@InfidelInfidel schrieb:Wenn wir ehrlich sind liegen Welten dazwischen, also zwischen einer illiberalen Demokratie und einem faschistischen Regime zum Beispiel.
Schon richtig, der historische Faschismus funktioniert nach Führerprinzip, die illiberale Demokratie im Prinzip nicht.
Aber die faschistischen Staatsrealitäten aus den 20ern und 30ern als Bedingungen für Faschismusdeklaration 2021 herzunehmen ist absurd.
Faschismus zeichnet sich über Methodik, Ideologie und Rhetorik aus.
Trump ist Faschist, aber hat es nicht geschafft einen Faschismus aufzubauen.
Dazu hätte er es schaffen müssen die Gesamtheit der gesellschaftlichen Macht zu bündeln (fasces = das Bündel, daher kommt der Name - Im Faschismus wird die Macht gebündelt. Im Parlamentarismus wird sie geteilt).
Er hätte es aber nur zu gerne getan, wenn er die Möglichkeit gehabt hätte.
Übrigens: Eine der zentralen Motivationen hinter dem Neoliberalismus war es den Markt als zusätzliche Instanz von Checks & Balances wirken zu lassen. Ein freier Markt, der wirtschaftliche Macht marktgesetzen unterwirft, lässt sich nur schwer (so die Annahme) von faschistischen politischen Akteuren kontrollieren. Also wird die "Bündelung" von Macht unterbunden.
Ich mag den Neoliberalismus natürlich nicht, aber in dem Punkt muss man sagen, dass die Theorie funktioniert hat.
Infidel schrieb:Das gilt auch für potenzielle Vergleiche zwischen der AfD und NSDAP
Was für Vergleiche? Beide Partei sind in ihrem jeweiligen historischen Kontext verankert. Wenn man Vergleiche anstellen will muss man erstmal Aspekte finden die vom historischen Kontext möglichst unabhängig sind.
Z.B der Hang zu Verschwörungstheorien. "Post-Truthism" wie man heute so schön sagt.
Die Spaltung der Menschen in "zugehörig" und "nicht zugehörig". Die Freund/Feind-Distinktion ganz nach Carl Schmitt.
Die völkische Rhetorik.
Die Frage die mir stelle: Wieviel Spielraum besteht rechts der Union für verfassungstreue Politik und Ideologie?
Meiner Meinung nach langfristig keine.
Die AfD lebt von ihrer rechtsextremen Basis.
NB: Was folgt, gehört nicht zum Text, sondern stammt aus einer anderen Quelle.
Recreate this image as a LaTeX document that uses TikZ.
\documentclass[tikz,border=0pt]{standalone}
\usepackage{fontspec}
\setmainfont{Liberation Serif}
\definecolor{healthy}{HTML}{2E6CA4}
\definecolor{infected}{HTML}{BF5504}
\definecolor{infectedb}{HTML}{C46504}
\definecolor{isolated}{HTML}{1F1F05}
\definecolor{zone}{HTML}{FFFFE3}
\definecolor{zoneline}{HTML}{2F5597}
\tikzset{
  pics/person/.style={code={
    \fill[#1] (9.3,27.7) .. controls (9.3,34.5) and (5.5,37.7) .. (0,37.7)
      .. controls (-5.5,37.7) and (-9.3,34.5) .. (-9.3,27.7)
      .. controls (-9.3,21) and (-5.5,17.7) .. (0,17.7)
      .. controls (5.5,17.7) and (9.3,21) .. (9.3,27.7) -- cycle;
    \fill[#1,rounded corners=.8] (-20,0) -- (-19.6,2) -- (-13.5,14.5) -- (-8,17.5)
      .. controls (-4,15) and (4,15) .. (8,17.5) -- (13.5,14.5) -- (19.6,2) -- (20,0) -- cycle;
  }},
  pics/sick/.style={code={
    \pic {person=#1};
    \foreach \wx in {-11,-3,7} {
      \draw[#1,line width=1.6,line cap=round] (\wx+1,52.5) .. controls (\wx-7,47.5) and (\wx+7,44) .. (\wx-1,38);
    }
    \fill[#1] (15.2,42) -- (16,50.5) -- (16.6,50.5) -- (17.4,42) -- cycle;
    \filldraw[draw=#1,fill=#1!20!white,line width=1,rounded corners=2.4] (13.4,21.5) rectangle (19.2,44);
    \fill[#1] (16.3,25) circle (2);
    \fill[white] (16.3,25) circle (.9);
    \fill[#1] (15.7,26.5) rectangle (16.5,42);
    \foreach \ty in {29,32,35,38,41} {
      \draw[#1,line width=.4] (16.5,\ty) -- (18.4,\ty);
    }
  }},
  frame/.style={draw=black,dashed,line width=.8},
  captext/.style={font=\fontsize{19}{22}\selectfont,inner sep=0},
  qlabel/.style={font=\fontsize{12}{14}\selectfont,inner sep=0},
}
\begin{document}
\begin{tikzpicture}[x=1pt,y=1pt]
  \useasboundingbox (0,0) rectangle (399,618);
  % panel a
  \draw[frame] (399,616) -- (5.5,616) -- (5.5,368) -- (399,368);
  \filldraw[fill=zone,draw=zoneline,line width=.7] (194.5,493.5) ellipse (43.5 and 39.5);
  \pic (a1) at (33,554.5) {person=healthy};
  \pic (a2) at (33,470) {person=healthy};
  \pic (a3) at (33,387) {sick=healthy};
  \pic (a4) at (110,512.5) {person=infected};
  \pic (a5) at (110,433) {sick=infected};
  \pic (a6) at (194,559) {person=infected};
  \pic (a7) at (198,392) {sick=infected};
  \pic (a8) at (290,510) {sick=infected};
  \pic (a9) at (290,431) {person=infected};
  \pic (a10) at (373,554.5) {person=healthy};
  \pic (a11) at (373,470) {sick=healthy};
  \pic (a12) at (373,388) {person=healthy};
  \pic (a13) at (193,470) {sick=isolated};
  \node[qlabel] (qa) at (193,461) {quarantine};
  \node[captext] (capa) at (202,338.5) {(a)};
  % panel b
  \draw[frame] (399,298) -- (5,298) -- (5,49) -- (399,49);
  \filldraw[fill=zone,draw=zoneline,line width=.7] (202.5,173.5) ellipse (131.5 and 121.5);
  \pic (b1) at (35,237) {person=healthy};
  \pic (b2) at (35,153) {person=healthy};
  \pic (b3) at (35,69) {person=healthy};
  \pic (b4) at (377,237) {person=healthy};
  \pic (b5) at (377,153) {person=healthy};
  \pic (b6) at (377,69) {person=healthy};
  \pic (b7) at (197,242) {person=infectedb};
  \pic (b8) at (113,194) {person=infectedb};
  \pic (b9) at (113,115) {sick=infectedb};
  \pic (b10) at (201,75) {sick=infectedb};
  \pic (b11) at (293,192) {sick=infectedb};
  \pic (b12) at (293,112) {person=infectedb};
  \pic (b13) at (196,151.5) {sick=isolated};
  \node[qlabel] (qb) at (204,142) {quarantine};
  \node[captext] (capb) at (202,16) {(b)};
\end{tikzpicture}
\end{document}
Gemäßigtere Stimmen passen sich auf dauer an oder verlassen die Partei. Inhaltlich hat die Partei ausser völkischem Nationalismus nichts zu bieten.
Ist ja nicht so als gäbe es nicht ausreichend valide Kritikpunkte an EU, Aussenpolitik, Wirtschaftspolitik, Sozialpolitik. Aber darum geht es der AfD nicht. Sie will nur den Unmut über diese Themen nutzen um Stimmung gegen Sündenböcke zu machen. Und die Sündenböcke sind eben in der Regel Minderheiten.
Plumper Populismus ohne Substanz.
Kein Plan zu Klimaschutz, kein Plan zur Rente, keine Vision für den Sozialstaat, kein Plan zum Aussenhandel, kein Plan zu wirtschaftlichen Transformationsprozessen.
Also mit anderen Worten: Wie die FDP nur mit mehr Ausländerfeindlichkeit.